3. The magnetron as claimed in claim 1, wherein said cylindrical body of said first choke has an inside diameter identical to an inside diameter of said cylindrical body of said second choke.

4. The magnetron as claimed in claim 1, wherein said anode seal has an inside diameter of 18-20 mm.

5. The magnetron as claimed in claim 1, wherein said cylindrical body of said first choke has a height of 2.0-2.6 mm, said cylindrical body of said second choke has a height of 3.2-3.8 mm, a bottom of said cylindrical body of said first choke is separated from, a top of said second choke by a distance of 1.4-1.8 mm.
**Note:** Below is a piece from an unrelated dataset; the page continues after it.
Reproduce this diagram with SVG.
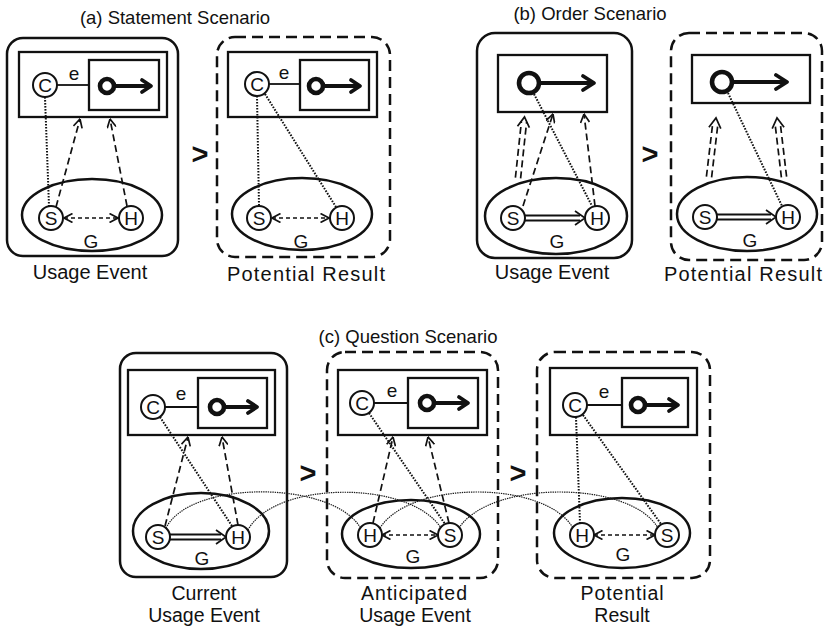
<svg xmlns="http://www.w3.org/2000/svg" width="828" height="627" viewBox="0 0 828 627">
<defs>
<style>
.box{fill:none;stroke:#111;stroke-width:2.5}
.dbox{fill:none;stroke:#111;stroke-width:2.5;stroke-dasharray:11 6}
.frame{fill:none;stroke:#111;stroke-width:2.3}
.ell{fill:none;stroke:#111;stroke-width:2.5}
.node{fill:#fff;stroke:#111;stroke-width:2}
.ring{fill:#fff;stroke:#111;stroke-width:4.6}
.bold{fill:none;stroke:#111;stroke-width:3.8;stroke-linecap:round;stroke-linejoin:round}
.thin{fill:none;stroke:#111;stroke-width:1.8}
.dash{fill:none;stroke:#111;stroke-width:1.7;stroke-dasharray:7 4}
.sdash{fill:none;stroke:#111;stroke-width:1.7;stroke-dasharray:4 3}
.dot{fill:none;stroke:#111;stroke-width:2;stroke-dasharray:1.6 1.4}
.arc{fill:none;stroke:#1a1a1a;stroke-width:1.2;stroke-dasharray:1.4 0.9}
.head{fill:none;stroke:#111;stroke-width:1.7;stroke-linejoin:miter}
text{font-family:"Liberation Sans",Arial,sans-serif;fill:#111}
.ttl{font-size:18.5px;text-anchor:middle}
.lbl{font-size:20px;text-anchor:middle}
.lbl2{font-size:19.5px;text-anchor:middle}
.n{font-size:19px;text-anchor:middle}
.gt{font-size:29px;font-weight:bold;text-anchor:middle}
</style>
<marker id="oa" viewBox="0 0 10 10" refX="9.5" refY="5" markerWidth="10" markerHeight="10" markerUnits="userSpaceOnUse" orient="auto-start-reverse">
<path d="M1,0.5 L9.5,5 L1,9.5" fill="none" stroke="#111" stroke-width="1.7" stroke-dasharray="none"/>
</marker>
</defs>

<!-- Titles and labels -->
<g id="titles">
<text class="ttl" x="175" y="24">(a) Statement Scenario</text>
<text class="ttl" x="590" y="20">(b) Order Scenario</text>
<text class="ttl" x="408" y="343">(c) Question Scenario</text>
<text class="lbl" x="90" y="279">Usage Event</text>
<text class="lbl" x="306" y="281" textLength="158" lengthAdjust="spacing">Potential Result</text>
<text class="lbl" x="552" y="279">Usage Event</text>
<text class="lbl" x="743" y="281" textLength="158" lengthAdjust="spacing">Potential Result</text>
<text class="lbl2" x="204" y="600">Current</text>
<text class="lbl2" x="204" y="622">Usage Event</text>
<text class="lbl2" x="414" y="600" textLength="106" lengthAdjust="spacing">Anticipated</text>
<text class="lbl2" x="415" y="622">Usage Event</text>
<text class="lbl2" x="622" y="600" textLength="83" lengthAdjust="spacing">Potential</text>
<text class="lbl2" x="622" y="622">Result</text>
<text class="gt" x="200" y="164">&gt;</text>
<text class="gt" x="650" y="164">&gt;</text>
<text class="gt" x="308" y="483">&gt;</text>
<text class="gt" x="518" y="483">&gt;</text>
</g>

<!-- (a) left: Usage Event -->
<g id="a1-event">
<rect class="box" x="7" y="38" width="171" height="218" rx="16"/>
<rect class="frame" x="19" y="52" width="148" height="65"/>
<ellipse class="ell" cx="92" cy="215" rx="70" ry="36"/>
</g>
<g id="a1-content">
<rect class="frame" x="89" y="60" width="70" height="50"/>
<path class="thin" d="M57,85 H89"/>
<text class="n" x="74" y="80">e</text>
<path class="bold" d="M115,86 H150 M142,80 L151,86 L142,92"/>
<circle class="ring" cx="107" cy="86" r="7"/>
</g>
<!-- (a) right: Potential Result -->
<g id="a2-event">
<rect class="dbox" x="217" y="37" width="173" height="220" rx="18"/>
<rect class="frame" x="228" y="52" width="149" height="65"/>
<ellipse class="ell" cx="302" cy="214" rx="70" ry="36"/>
</g>
<g id="a2-content">
<rect class="frame" x="300" y="60" width="69" height="50"/>
<path class="thin" d="M269,84 H300"/>
<text class="n" x="284" y="79">e</text>
<path class="bold" d="M324,86 H359 M351,80 L360,86 L351,92"/>
<circle class="ring" cx="316" cy="86" r="7"/>
</g>

<!-- (b) left -->
<g id="b1-event">
<rect class="box" x="477" y="33" width="155" height="225" rx="18"/>
<rect class="frame" x="498" y="55" width="109" height="57"/>
<ellipse class="ell" cx="556" cy="216" rx="71" ry="38"/>
</g>
<g id="b1-content">
<path class="bold" d="M540,83 H593 M583,76 L594,83 L583,90"/>
<circle class="ring" cx="529" cy="83" r="10"/>
</g>
<!-- (b) right -->
<g id="b2-event">
<rect class="dbox" x="671" y="33" width="151" height="227" rx="18"/>
<rect class="frame" x="692" y="55" width="118" height="48"/>
<ellipse class="ell" cx="747" cy="214" rx="70" ry="37"/>
</g>
<g id="b2-content">
<path class="bold" d="M733,82 H786 M776,75 L787,82 L776,89"/>
<circle class="ring" cx="722" cy="82" r="10"/>
</g>

<!-- (c) current -->
<g id="c1-event">
<rect class="box" x="120" y="353" width="167" height="224" rx="16"/>
<rect class="frame" x="128" y="370" width="147" height="65"/>
<ellipse class="ell" cx="201" cy="531" rx="68" ry="38"/>
</g>
<g id="c1-content">
<rect class="frame" x="198" y="378" width="69" height="50"/>
<path class="thin" d="M165,407 H198"/>
<text class="n" x="181" y="400">e</text>
<path class="bold" d="M225,407 H256 M248,401 L257,407 L248,413"/>
<circle class="ring" cx="217" cy="407" r="7"/>
</g>
<!-- (c) anticipated -->
<g id="c2-event">
<rect class="dbox" x="327" y="352" width="171" height="226" rx="18"/>
<rect class="frame" x="338" y="370" width="149" height="65"/>
<ellipse class="ell" cx="411" cy="534" rx="69" ry="34"/>
</g>
<g id="c2-content">
<rect class="frame" x="408" y="378" width="70" height="50"/>
<path class="thin" d="M374,403 H408"/>
<text class="n" x="392" y="397">e</text>
<path class="bold" d="M435,403 H467 M459,397 L468,403 L459,409"/>
<circle class="ring" cx="427" cy="403" r="7"/>
</g>
<!-- (c) potential -->
<g id="c3-event">
<rect class="dbox" x="537" y="352" width="173" height="226" rx="18"/>
<rect class="frame" x="550" y="368" width="147" height="67"/>
<ellipse class="ell" cx="622" cy="533" rx="68" ry="35"/>
</g>
<g id="c3-content">
<rect class="frame" x="622" y="378" width="66" height="49"/>
<path class="thin" d="M587,405 H622"/>
<text class="n" x="604" y="398">e</text>
<path class="bold" d="M646,405 H677 M669,399 L678,405 L669,411"/>
<circle class="ring" cx="638" cy="405" r="7"/>
</g>

<!-- Connectors -->
<g id="connectors">
<!-- (a) left -->
<path class="dot" d="M45,97 L49,206"/>
<path class="dash" d="M56,207 L80,119" marker-end="url(#oa)"/>
<path class="dash" d="M127,206 L110,119" marker-end="url(#oa)"/>
<path class="sdash" d="M64,218 H118" marker-start="url(#oa)" marker-end="url(#oa)"/>
<!-- (a) right -->
<path class="dot" d="M257,96 L259,206"/>
<path class="dot" d="M265,94 L336,207"/>
<path class="sdash" d="M272,218 H329" marker-start="url(#oa)" marker-end="url(#oa)"/>
<!-- (b) left -->
<path class="dash" d="M520.6,178.3 L526.6,122.2 M515.4,177.7 L521.4,121.7"/>
<path class="head" d="M517.5,126.3 L524.5,117 L529.4,127.6"/>
<path class="dash" d="M523,206 L553,114" marker-end="url(#oa)"/>
<path class="dot" d="M534,94 L592,206"/>
<path class="dash" d="M595,206 L584,114" marker-end="url(#oa)"/>
<path class="thin" d="M525,215.5 H580 M525,220.5 H580"/>
<path class="head" d="M575,211 L585,218 L575,225"/>
<!-- (b) right -->
<path class="dash" d="M711.6,177.3 L718,123.3 M706.4,176.7 L712.8,122.7"/>
<path class="head" d="M708.9,127.2 L716,118 L720.8,128.6"/>
<path class="dash" d="M786.6,176.7 L780.2,122.7 M781.4,177.3 L775,123.3"/>
<path class="head" d="M772.2,128.6 L777,118 L784.1,127.2"/>
<path class="dot" d="M728,93 L782,206"/>
<path class="thin" d="M717,214.5 H771 M717,219.5 H771"/>
<path class="head" d="M766,210 L776,217 L766,224"/>
<!-- (c) current -->
<path class="dash" d="M165,526 L188,437" marker-end="url(#oa)"/>
<path class="dot" d="M160,417 L232,526"/>
<path class="dash" d="M238,525 L222,437" marker-end="url(#oa)"/>
<path class="thin" d="M170,534.5 H221 M170,539.5 H221"/>
<path class="head" d="M216,530 L226,537 L216,544"/>
<!-- (c) anticipated -->
<path class="dash" d="M373,523 L393,437" marker-end="url(#oa)"/>
<path class="dot" d="M369,413 L445,524"/>
<path class="dash" d="M449,523 L428,437" marker-end="url(#oa)"/>
<path class="sdash" d="M382,535 H438" marker-start="url(#oa)" marker-end="url(#oa)"/>
<!-- (c) potential -->
<path class="dot" d="M576,417 L580,523"/>
<path class="dot" d="M583,415 L661,524"/>
<path class="sdash" d="M594,535 H655" marker-start="url(#oa)" marker-end="url(#oa)"/>
<!-- identity arcs across (c) -->
<path class="arc" d="M166,528 C190,480 330,480 360,527"/>
<path class="arc" d="M248,530 C275,480 410,480 441,528"/>
<path class="arc" d="M380,528 C410,480 545,480 573,528"/>
<path class="arc" d="M459,528 C490,480 630,480 658,528"/>
</g>

<!-- Circle nodes -->
<g id="a1-C"><circle class="node" cx="45" cy="85" r="12"/><text class="n" x="45" y="92">C</text></g>
<g id="a1-S"><circle class="node" cx="51" cy="218" r="12"/><text class="n" x="51" y="225">S</text></g>
<g id="a1-H"><circle class="node" cx="131" cy="218" r="12"/><text class="n" x="131" y="225">H</text></g>
<g id="a1-G"><text class="n" x="91" y="248">G</text></g>

<g id="a2-C"><circle class="node" cx="257" cy="84" r="12"/><text class="n" x="257" y="91">C</text></g>
<g id="a2-S"><circle class="node" cx="259" cy="218" r="12"/><text class="n" x="259" y="225">S</text></g>
<g id="a2-H"><circle class="node" cx="342" cy="218" r="12"/><text class="n" x="342" y="225">H</text></g>
<g id="a2-G"><text class="n" x="301" y="248">G</text></g>

<g id="b1-S"><circle class="node" cx="513" cy="218" r="12"/><text class="n" x="513" y="225">S</text></g>
<g id="b1-H"><circle class="node" cx="597" cy="218" r="12"/><text class="n" x="597" y="225">H</text></g>
<g id="b1-G"><text class="n" x="557" y="248">G</text></g>

<g id="b2-S"><circle class="node" cx="705" cy="217" r="12"/><text class="n" x="705" y="224">S</text></g>
<g id="b2-H"><circle class="node" cx="788" cy="217" r="12"/><text class="n" x="788" y="224">H</text></g>
<g id="b2-G"><text class="n" x="750" y="247">G</text></g>

<g id="c1-C"><circle class="node" cx="153" cy="407" r="12"/><text class="n" x="153" y="414">C</text></g>
<g id="c1-S"><circle class="node" cx="158" cy="537" r="12"/><text class="n" x="158" y="544">S</text></g>
<g id="c1-H"><circle class="node" cx="238" cy="537" r="12"/><text class="n" x="238" y="544">H</text></g>
<g id="c1-G"><text class="n" x="202" y="565">G</text></g>

<g id="c2-C"><circle class="node" cx="362" cy="403" r="12"/><text class="n" x="362" y="410">C</text></g>
<g id="c2-H"><circle class="node" cx="370" cy="535" r="12"/><text class="n" x="370" y="542">H</text></g>
<g id="c2-S"><circle class="node" cx="450" cy="535" r="12"/><text class="n" x="450" y="542">S</text></g>
<g id="c2-G"><text class="n" x="413" y="563">G</text></g>

<g id="c3-C"><circle class="node" cx="575" cy="405" r="12"/><text class="n" x="575" y="412">C</text></g>
<g id="c3-H"><circle class="node" cx="582" cy="535" r="12"/><text class="n" x="582" y="542">H</text></g>
<g id="c3-S"><circle class="node" cx="667" cy="535" r="12"/><text class="n" x="667" y="542">S</text></g>
<g id="c3-G"><text class="n" x="623" y="561">G</text></g>
</svg>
6. A magnetron comprising:

a cathode disposed at a center of an interior of the magnetron;

an anode surrounding said cathode to define an interaction space;

a plurality of vanes surrounding said cathode and extending from said anode;

an antenna feeder electrically connected to said plurality of vanes;

an anode seal, for serving as a magnetic circuit path and as a body support;

a first choke comprising: a cylindrical body having a height of 2.0-2.6 mm extending toward said anode; and a flange part extending from a top of said cylindrical body of said first choke toward said anode seal, said first choke being fixed within said anode seal to be resonant with the wave length to be suppressed of high frequency energy generated by said magnetron; and

a second choke comprising: a cylindrical body having a height of 3.2-3.8 mm and having an opening orientation identical to an opening orientation of said cylindrical body of said first choke; and a flange part extending from a top of said cylindrical body of said second choke toward said anode seal, said second choke being fixed within said anode seal to be resonant with the wave length to be suppressed, and said first and second chokes maintaining a gap of 1.4-1.8 mm between closest portions of said first and second chokes,

wherein said cylindrical body of said first choke has an inside diameter identical to that of said cylindrical body of said second choke.

7. The magnetron as claimed in claim 6, wherein said anode seal has an inside diameter of 18-20 mm.